Berawal ketika menemukan Pulau Curiak yang dihuni sekitar 14 individu bekantan hingga Amel tertarik untuk melakukan penelitian di pulau kecil yang waktu itu hanya seluas 2,7 hektare.

Penelitian pertamanya tentang struktur populasi bekantan yang dia lakukan bersama tim riset SBI.

Amel sadar bahwa bekantan dan habitatnya yang berada dekat dengan area pemukiman, pertanian pasang surut, kawasan industri, serta jalur sungai Barito dan sangat padat itu, kondisinya sangat mengancam keberadaan maskot fauna Kalimantan Selatan tersebut.

Untuk itulah bersama tim SBI dia memutuskan menyelamatkan bekantan dan habitatnya di kawasan Pulau Curiak yang terdesak oleh pembangunan melalui sejumlah langkah konkret.

Langkah pertama dia bergerak untuk menyelamatkan kawasan yang tersisa dengan cara membeli kembali lahan di sekitar pulau tersebut untuk dilakukan restorasi dengan ditanami pohon mangrove rambai yang merupakan vegetasi bakau utama dan pakan utama bekantan.

Meski begitu, program yang dilakukan tidak mudah karena membutuhkan dana besar, sedangkan ia sendiri hanya seorang dosen muda, serta teman-temannya satu tim kebanyakan masih mahasiswa waktu itu.

Akan tetapi dengan niat yang tulus dan bekerja karena hati, Amel dan timnya membuat program wakaf lahan yang diberinya nama "Buy Back Land" untuk membeli kembali lahan yang telah beralih fungsi.

Melalui para dermawan yang dengan ikhlas membelikan lahan dan kemudian mewakafkan ke SBI, akhirnya sejengkal demi sejengkal dapat dibebaskan.
 
Amalia Rezeki bersama para mentor dan penguji saat ujian akhir Studi S-3 Pascasarjana ULM. ANTARA/Firman



Restorasi mangrove rambai

Lahan itu kemudian dijadikan kawasan penyangga habitat bekantan.
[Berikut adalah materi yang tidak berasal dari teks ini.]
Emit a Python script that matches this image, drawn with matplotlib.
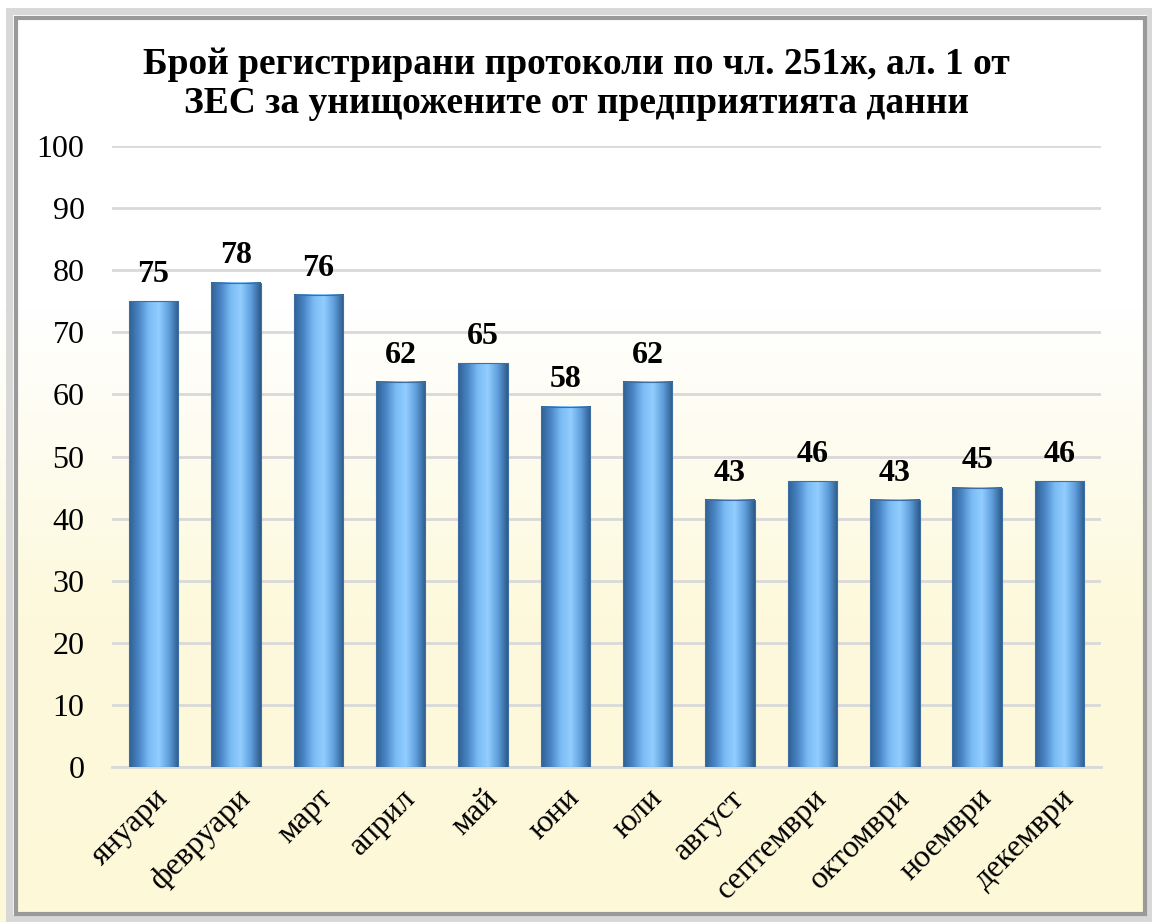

Di lahan tersebut juga dibangun Stasiun Riset Bekantan untuk menunjang penelitiannya lebih lanjut.

Untuk menambah daya dukung kawasan habitat bekantan Pulau Curiak, dilakukan restorasi mangrove rambai yang kini luas pulau bertambah menjadi 4,01 hektare dari awalnya hanya 2,7 hektare.

Perjuangan Amel di bidang studi untuk meraih doktor bekantan tak kalah hebatnya dengan perjuangannya dalam menyelamatkan bekantan di kawasan Pulau Curiak yang hutan mangrovenya nyaris lenyap.

Saat itu hanya tersisa 2 hektare lebih dan dihuni bekantan tidak lebih dari 14 individu waktu itu.

Dia berpacu dengan waktu demi berjuang menyelamatkan satwa yang telanjur mengisi hatinya.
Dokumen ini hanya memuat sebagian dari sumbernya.